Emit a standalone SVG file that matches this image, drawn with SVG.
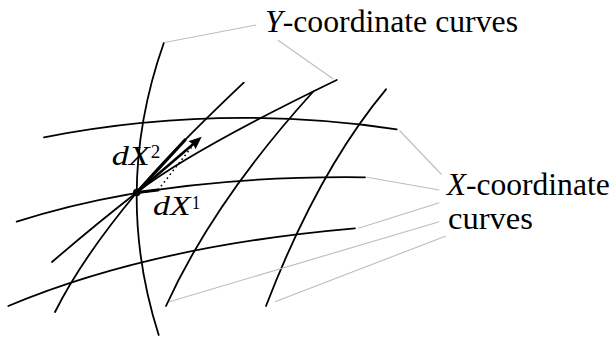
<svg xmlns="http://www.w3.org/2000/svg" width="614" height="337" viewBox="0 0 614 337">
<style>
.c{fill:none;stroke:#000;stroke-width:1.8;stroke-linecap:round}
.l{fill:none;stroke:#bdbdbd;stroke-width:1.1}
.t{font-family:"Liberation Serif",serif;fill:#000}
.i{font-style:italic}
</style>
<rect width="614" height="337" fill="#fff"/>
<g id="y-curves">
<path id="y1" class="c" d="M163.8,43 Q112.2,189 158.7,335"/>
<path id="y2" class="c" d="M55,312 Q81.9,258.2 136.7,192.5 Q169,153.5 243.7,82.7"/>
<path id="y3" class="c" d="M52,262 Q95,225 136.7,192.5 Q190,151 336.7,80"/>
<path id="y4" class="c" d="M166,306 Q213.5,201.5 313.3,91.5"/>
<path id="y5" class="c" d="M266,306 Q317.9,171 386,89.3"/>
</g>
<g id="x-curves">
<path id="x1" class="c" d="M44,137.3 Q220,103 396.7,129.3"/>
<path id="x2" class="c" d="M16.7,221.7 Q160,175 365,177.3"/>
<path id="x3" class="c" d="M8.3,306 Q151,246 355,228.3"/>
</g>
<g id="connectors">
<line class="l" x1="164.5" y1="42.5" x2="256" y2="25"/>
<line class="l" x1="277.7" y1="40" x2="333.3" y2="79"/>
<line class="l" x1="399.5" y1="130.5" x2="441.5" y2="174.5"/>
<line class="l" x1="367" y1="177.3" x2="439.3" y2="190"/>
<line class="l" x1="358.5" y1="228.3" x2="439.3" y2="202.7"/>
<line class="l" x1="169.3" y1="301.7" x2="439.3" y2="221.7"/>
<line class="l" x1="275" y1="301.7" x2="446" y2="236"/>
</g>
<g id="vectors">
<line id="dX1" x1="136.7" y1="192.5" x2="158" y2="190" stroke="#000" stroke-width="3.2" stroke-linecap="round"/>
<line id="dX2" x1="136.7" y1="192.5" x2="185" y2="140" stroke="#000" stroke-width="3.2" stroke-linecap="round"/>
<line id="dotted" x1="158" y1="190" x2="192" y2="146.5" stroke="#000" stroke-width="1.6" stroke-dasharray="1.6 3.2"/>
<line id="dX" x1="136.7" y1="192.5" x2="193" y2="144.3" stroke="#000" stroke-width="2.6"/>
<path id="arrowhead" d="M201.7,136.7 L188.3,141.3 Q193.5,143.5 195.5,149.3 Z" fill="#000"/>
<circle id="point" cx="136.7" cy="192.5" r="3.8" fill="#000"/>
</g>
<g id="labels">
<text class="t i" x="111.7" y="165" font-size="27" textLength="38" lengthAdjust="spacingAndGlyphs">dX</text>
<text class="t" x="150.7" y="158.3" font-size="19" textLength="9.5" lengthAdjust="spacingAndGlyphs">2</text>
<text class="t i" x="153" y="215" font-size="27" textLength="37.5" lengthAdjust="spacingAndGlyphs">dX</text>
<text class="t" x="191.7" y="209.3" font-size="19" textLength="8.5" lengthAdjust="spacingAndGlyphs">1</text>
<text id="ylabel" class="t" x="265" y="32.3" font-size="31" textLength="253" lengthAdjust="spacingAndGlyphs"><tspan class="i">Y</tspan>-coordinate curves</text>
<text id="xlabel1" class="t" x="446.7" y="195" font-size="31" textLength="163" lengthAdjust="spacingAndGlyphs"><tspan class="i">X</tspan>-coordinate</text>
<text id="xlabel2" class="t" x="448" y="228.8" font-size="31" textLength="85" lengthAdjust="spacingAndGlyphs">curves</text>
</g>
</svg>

→ YOUR INSTRUCTIONS: Exclude the pictures. Write out the remaining data exactly.

→ FINISHED EXERCISE:
Emit a standalone SVG file that matches this image, drawn with SVG.
<svg xmlns="http://www.w3.org/2000/svg" width="614" height="337" viewBox="0 0 614 337">
<style>
.c{fill:none;stroke:#000;stroke-width:1.8;stroke-linecap:round}
.l{fill:none;stroke:#bdbdbd;stroke-width:1.1}
.t{font-family:"Liberation Serif",serif;fill:#000}
.i{font-style:italic}
</style>
<rect width="614" height="337" fill="#fff"/>
<g id="y-curves">
<path id="y1" class="c" d="M163.8,43 Q112.2,189 158.7,335"/>
<path id="y2" class="c" d="M55,312 Q81.9,258.2 136.7,192.5 Q169,153.5 243.7,82.7"/>
<path id="y3" class="c" d="M52,262 Q95,225 136.7,192.5 Q190,151 336.7,80"/>
<path id="y4" class="c" d="M166,306 Q213.5,201.5 313.3,91.5"/>
<path id="y5" class="c" d="M266,306 Q317.9,171 386,89.3"/>
</g>
<g id="x-curves">
<path id="x1" class="c" d="M44,137.3 Q220,103 396.7,129.3"/>
<path id="x2" class="c" d="M16.7,221.7 Q160,175 365,177.3"/>
<path id="x3" class="c" d="M8.3,306 Q151,246 355,228.3"/>
</g>
<g id="connectors">
<line class="l" x1="164.5" y1="42.5" x2="256" y2="25"/>
<line class="l" x1="277.7" y1="40" x2="333.3" y2="79"/>
<line class="l" x1="399.5" y1="130.5" x2="441.5" y2="174.5"/>
<line class="l" x1="367" y1="177.3" x2="439.3" y2="190"/>
<line class="l" x1="358.5" y1="228.3" x2="439.3" y2="202.7"/>
<line class="l" x1="169.3" y1="301.7" x2="439.3" y2="221.7"/>
<line class="l" x1="275" y1="301.7" x2="446" y2="236"/>
</g>
<g id="vectors">
<line id="dX1" x1="136.7" y1="192.5" x2="158" y2="190" stroke="#000" stroke-width="3.2" stroke-linecap="round"/>
<line id="dX2" x1="136.7" y1="192.5" x2="185" y2="140" stroke="#000" stroke-width="3.2" stroke-linecap="round"/>
<line id="dotted" x1="158" y1="190" x2="192" y2="146.5" stroke="#000" stroke-width="1.6" stroke-dasharray="1.6 3.2"/>
<line id="dX" x1="136.7" y1="192.5" x2="193" y2="144.3" stroke="#000" stroke-width="2.6"/>
<path id="arrowhead" d="M201.7,136.7 L188.3,141.3 Q193.5,143.5 195.5,149.3 Z" fill="#000"/>
<circle id="point" cx="136.7" cy="192.5" r="3.8" fill="#000"/>
</g>
<g id="labels">
<text class="t i" x="111.7" y="165" font-size="27" textLength="38" lengthAdjust="spacingAndGlyphs">dX</text>
<text class="t" x="150.7" y="158.3" font-size="19" textLength="9.5" lengthAdjust="spacingAndGlyphs">2</text>
<text class="t i" x="153" y="215" font-size="27" textLength="37.5" lengthAdjust="spacingAndGlyphs">dX</text>
<text class="t" x="191.7" y="209.3" font-size="19" textLength="8.5" lengthAdjust="spacingAndGlyphs">1</text>
<text id="ylabel" class="t" x="265" y="32.3" font-size="31" textLength="253" lengthAdjust="spacingAndGlyphs"><tspan class="i">Y</tspan>-coordinate curves</text>
<text id="xlabel1" class="t" x="446.7" y="195" font-size="31" textLength="163" lengthAdjust="spacingAndGlyphs"><tspan class="i">X</tspan>-coordinate</text>
<text id="xlabel2" class="t" x="448" y="228.8" font-size="31" textLength="85" lengthAdjust="spacingAndGlyphs">curves</text>
</g>
</svg>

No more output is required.